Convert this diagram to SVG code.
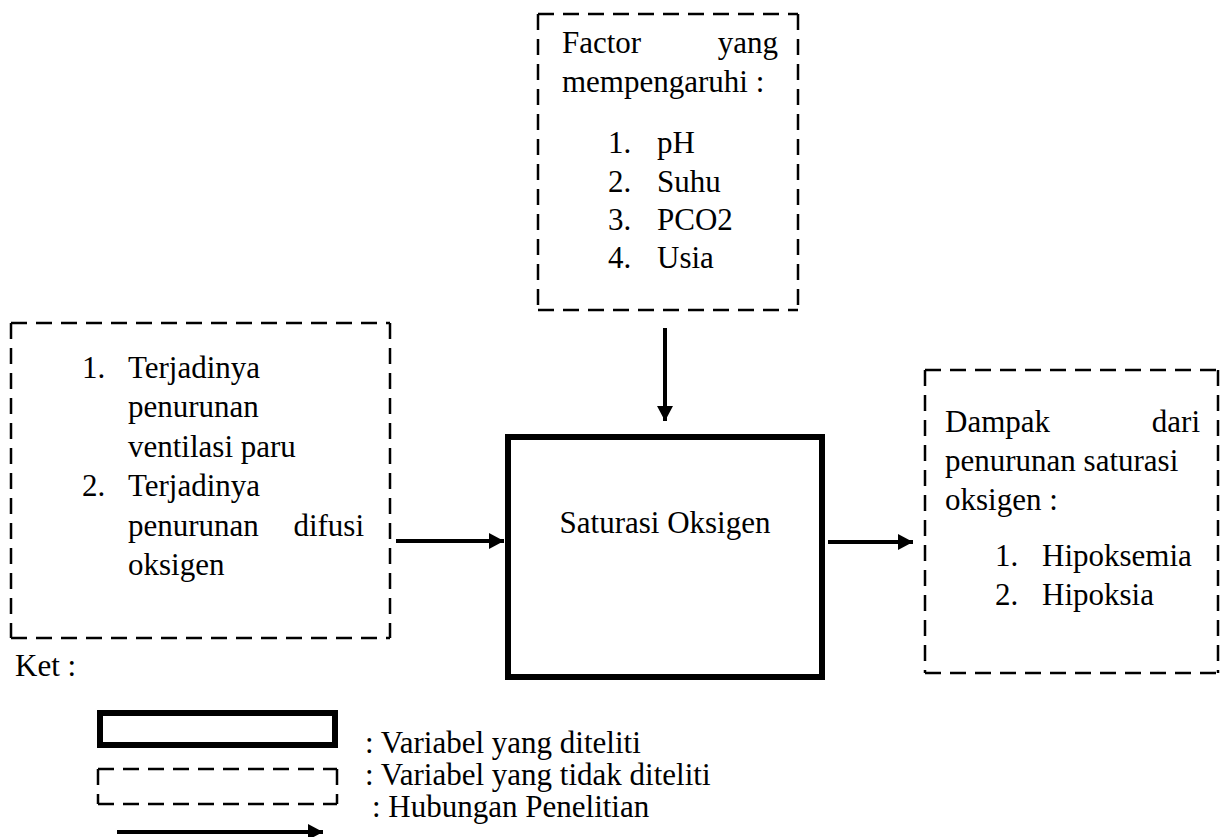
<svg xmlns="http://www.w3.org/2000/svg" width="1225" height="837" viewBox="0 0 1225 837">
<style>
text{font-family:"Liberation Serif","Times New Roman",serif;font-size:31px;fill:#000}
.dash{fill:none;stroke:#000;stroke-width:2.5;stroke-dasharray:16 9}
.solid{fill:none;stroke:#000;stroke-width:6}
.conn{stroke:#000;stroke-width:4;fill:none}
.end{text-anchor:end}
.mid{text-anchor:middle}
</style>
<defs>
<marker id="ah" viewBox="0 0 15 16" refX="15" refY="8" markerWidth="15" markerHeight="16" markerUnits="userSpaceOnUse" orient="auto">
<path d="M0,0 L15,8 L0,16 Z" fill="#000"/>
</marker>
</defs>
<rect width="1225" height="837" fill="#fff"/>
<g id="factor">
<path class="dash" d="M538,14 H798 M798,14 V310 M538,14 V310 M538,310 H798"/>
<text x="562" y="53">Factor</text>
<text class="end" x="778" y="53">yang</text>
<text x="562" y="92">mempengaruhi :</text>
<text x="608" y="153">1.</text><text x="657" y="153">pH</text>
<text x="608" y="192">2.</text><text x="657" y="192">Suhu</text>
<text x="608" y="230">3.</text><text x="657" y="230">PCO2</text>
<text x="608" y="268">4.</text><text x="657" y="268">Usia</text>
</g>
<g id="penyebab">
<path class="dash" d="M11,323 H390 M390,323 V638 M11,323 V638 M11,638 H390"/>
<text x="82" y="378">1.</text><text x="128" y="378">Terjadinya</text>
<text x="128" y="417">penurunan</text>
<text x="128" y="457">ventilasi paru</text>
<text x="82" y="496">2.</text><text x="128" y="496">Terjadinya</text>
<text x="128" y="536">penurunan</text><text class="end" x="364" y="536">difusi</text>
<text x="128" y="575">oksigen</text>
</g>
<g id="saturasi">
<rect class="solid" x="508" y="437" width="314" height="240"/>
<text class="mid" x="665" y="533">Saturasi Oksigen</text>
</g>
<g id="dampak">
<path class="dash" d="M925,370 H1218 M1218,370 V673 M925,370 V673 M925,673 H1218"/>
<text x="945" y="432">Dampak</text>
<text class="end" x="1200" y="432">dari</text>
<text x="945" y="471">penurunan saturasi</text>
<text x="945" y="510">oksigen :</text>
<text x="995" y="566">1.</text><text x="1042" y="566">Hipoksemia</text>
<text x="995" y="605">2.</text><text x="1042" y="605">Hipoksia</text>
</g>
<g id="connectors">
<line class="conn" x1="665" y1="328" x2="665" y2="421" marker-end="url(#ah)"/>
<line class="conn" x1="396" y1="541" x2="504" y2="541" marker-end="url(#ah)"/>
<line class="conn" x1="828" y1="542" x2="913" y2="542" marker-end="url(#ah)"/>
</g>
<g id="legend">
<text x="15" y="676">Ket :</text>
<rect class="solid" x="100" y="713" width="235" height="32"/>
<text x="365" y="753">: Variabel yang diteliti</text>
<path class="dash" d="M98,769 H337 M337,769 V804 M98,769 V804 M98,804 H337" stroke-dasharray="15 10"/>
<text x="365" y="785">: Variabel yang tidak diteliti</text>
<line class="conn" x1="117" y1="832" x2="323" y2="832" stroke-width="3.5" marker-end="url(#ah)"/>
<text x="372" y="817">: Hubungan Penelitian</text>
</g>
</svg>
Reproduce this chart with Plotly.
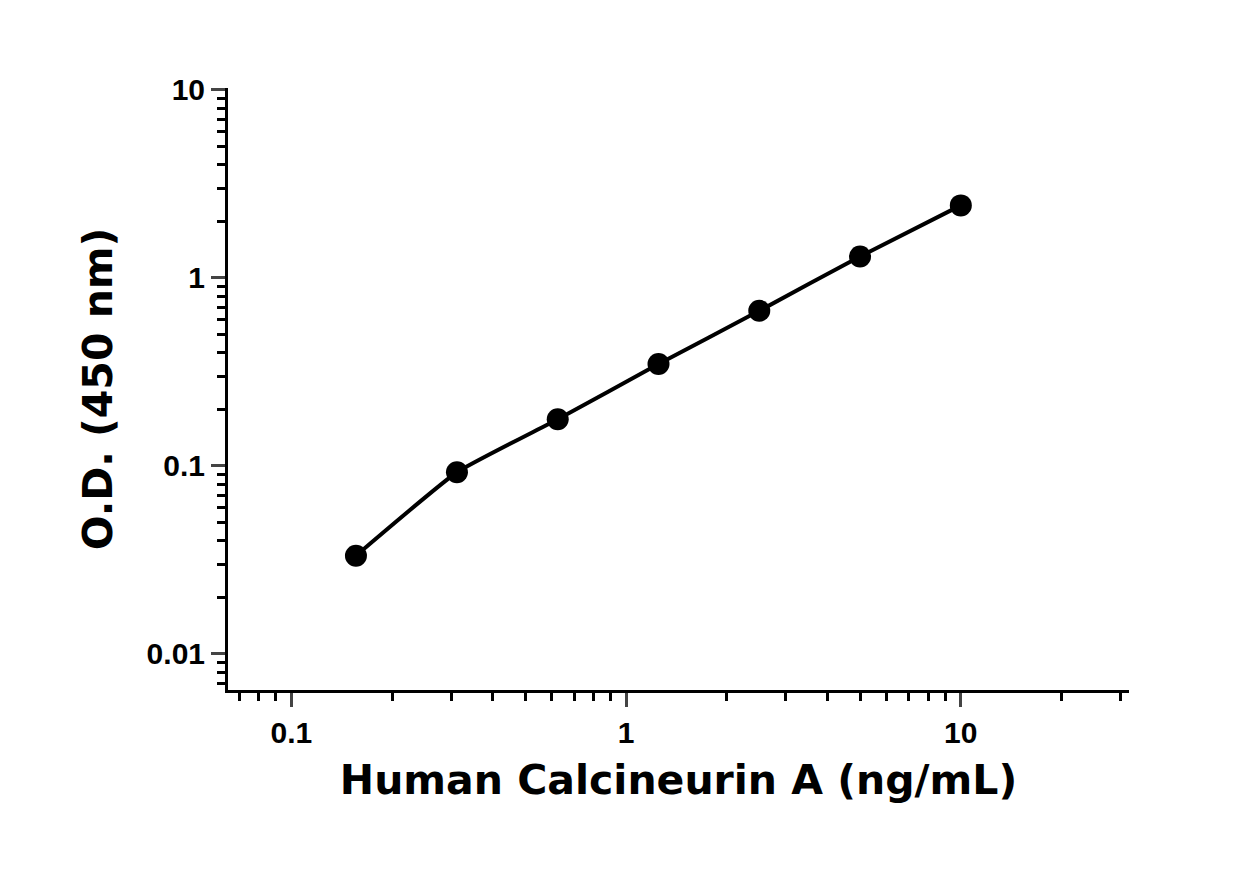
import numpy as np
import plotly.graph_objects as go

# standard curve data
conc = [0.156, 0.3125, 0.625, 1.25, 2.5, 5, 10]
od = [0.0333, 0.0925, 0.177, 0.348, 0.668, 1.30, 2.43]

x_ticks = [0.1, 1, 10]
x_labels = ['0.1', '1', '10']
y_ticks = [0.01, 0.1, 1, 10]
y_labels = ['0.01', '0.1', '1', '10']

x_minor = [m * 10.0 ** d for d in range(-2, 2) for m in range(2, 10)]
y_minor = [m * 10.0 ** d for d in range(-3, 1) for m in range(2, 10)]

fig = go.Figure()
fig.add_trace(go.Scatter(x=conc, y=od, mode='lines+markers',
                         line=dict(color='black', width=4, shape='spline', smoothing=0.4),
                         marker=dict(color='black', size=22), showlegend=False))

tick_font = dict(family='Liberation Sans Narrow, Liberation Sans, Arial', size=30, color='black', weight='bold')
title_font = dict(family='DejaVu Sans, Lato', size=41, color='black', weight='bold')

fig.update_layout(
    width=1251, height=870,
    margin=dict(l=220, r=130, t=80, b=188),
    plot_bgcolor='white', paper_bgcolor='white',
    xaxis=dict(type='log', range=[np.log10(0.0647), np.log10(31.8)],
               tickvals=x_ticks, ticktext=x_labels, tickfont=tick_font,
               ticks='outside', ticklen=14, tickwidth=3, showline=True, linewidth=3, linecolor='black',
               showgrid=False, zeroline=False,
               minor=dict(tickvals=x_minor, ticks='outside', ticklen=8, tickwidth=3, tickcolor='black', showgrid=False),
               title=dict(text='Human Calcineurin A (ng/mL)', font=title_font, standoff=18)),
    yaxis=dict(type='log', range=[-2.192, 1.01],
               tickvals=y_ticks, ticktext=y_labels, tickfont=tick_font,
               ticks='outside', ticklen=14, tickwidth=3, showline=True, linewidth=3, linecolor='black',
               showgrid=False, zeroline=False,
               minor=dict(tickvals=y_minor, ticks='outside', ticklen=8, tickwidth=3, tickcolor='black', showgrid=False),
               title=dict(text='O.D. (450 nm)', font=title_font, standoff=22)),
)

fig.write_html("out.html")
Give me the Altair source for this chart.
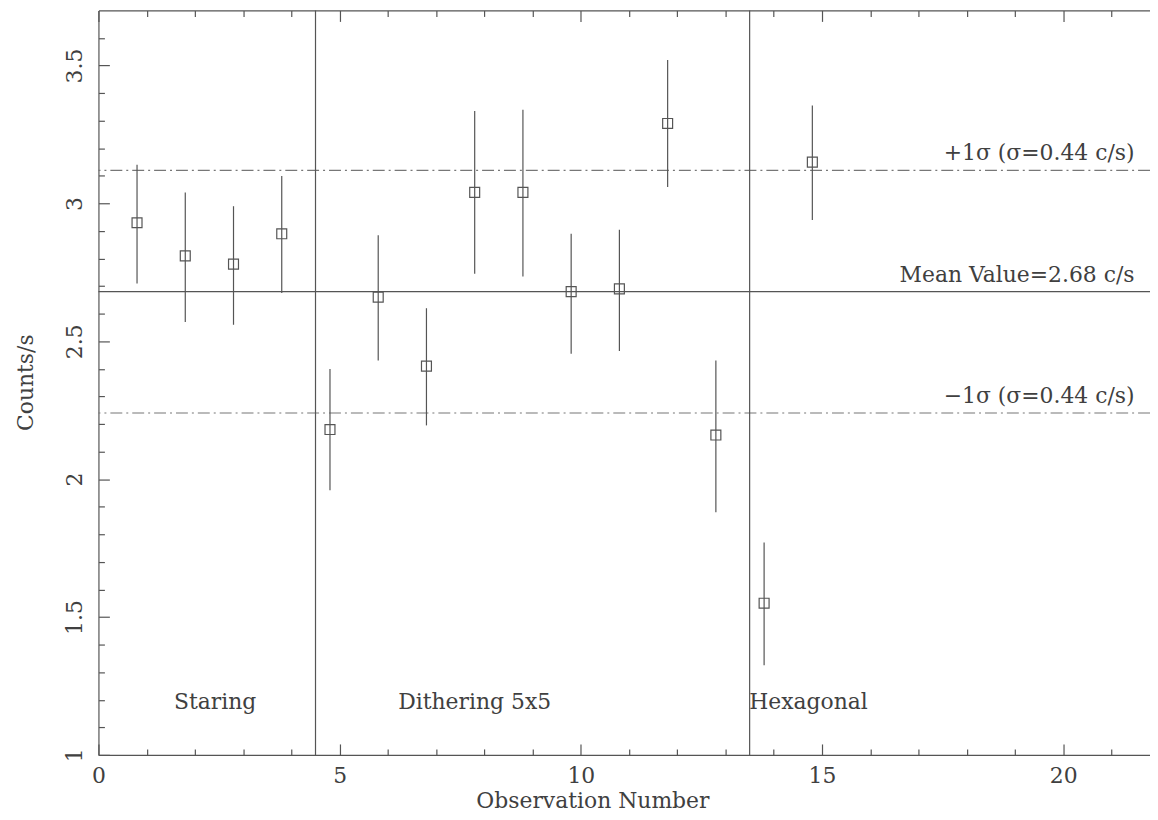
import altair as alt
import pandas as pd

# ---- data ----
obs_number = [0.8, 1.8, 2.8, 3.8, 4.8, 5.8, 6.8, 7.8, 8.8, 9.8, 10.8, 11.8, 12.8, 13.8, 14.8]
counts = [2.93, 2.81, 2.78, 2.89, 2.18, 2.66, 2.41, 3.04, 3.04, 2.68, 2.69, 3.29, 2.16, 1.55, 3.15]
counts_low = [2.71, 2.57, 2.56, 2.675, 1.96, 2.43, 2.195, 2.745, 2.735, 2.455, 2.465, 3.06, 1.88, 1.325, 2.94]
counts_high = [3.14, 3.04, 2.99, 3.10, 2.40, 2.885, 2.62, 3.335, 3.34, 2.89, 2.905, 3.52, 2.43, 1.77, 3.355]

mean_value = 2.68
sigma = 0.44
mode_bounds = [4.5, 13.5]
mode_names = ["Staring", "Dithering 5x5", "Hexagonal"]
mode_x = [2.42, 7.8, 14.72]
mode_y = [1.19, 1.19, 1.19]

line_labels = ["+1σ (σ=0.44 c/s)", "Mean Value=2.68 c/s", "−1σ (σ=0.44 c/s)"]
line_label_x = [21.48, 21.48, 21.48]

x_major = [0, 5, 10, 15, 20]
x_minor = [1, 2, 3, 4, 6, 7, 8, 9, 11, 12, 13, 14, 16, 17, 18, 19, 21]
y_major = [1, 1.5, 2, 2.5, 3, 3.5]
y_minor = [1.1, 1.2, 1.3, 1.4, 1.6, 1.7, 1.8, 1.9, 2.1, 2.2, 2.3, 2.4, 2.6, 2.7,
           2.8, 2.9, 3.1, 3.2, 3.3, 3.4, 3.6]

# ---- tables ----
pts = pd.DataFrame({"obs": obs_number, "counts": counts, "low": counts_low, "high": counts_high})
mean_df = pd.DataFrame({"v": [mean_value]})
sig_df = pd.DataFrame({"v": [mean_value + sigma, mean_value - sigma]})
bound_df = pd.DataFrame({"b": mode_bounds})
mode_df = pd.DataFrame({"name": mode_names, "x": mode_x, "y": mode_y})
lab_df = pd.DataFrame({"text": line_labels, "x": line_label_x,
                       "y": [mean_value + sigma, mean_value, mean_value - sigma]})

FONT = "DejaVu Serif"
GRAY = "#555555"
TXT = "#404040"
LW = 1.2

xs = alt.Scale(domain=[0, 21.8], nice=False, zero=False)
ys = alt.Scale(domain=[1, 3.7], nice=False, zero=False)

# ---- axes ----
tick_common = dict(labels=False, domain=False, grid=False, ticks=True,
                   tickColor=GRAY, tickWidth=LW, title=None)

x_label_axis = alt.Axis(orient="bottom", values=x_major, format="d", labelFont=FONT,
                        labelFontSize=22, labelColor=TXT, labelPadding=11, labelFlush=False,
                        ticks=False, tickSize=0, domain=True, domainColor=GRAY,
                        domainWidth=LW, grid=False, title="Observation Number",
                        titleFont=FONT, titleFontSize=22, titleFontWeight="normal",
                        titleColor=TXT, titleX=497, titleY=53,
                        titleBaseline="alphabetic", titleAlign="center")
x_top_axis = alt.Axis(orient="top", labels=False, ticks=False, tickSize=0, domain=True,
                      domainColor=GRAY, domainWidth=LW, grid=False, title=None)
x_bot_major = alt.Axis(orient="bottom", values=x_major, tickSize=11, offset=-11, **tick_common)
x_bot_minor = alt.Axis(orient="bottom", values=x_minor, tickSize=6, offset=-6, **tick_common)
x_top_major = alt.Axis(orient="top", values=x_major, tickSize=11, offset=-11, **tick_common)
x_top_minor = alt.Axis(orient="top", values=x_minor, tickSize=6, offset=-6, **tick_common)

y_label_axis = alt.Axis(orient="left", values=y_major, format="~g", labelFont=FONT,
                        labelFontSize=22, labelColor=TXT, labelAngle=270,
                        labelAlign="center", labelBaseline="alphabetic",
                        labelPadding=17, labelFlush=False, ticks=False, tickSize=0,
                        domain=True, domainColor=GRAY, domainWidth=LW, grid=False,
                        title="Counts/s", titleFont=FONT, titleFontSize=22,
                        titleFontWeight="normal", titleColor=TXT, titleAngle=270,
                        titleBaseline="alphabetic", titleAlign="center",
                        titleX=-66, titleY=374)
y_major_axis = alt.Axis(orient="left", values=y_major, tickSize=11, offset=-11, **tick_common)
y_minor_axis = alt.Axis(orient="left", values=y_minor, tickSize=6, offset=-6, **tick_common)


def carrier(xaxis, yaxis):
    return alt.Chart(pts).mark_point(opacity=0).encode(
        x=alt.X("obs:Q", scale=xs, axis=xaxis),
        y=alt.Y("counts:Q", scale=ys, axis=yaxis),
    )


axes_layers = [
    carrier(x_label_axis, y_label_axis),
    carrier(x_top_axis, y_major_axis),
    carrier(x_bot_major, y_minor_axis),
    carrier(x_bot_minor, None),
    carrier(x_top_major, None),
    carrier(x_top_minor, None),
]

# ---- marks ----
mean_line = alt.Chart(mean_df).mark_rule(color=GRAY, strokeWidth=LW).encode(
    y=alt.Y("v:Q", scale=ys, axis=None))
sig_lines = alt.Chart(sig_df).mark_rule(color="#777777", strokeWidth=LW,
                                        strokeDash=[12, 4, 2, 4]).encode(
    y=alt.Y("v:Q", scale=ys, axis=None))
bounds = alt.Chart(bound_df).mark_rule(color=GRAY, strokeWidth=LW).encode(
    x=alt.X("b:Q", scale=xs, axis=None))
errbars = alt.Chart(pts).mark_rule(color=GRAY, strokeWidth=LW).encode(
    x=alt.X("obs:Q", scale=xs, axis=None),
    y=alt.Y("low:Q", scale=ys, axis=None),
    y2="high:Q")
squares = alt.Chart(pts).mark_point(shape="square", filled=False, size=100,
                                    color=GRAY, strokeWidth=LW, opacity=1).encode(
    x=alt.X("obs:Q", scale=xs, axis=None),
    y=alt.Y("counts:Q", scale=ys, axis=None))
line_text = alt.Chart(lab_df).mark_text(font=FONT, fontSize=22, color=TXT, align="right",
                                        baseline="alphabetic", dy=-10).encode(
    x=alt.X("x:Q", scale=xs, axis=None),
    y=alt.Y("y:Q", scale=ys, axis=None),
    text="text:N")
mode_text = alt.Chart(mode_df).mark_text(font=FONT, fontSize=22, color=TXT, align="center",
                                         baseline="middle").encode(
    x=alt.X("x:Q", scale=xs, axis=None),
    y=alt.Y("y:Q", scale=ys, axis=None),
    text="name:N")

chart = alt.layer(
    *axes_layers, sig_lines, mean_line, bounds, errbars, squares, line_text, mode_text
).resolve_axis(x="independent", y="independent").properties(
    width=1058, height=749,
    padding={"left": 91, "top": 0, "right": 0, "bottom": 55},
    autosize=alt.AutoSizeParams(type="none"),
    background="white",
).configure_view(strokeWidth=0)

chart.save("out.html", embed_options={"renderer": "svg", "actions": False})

========================================================================

Exercise instructions
Find the lines holding "this" and list every one.

Final answer
Convert this diagram to SVG code.
Reproduce this chart with Plotly.
Give me the Altair source for this chart.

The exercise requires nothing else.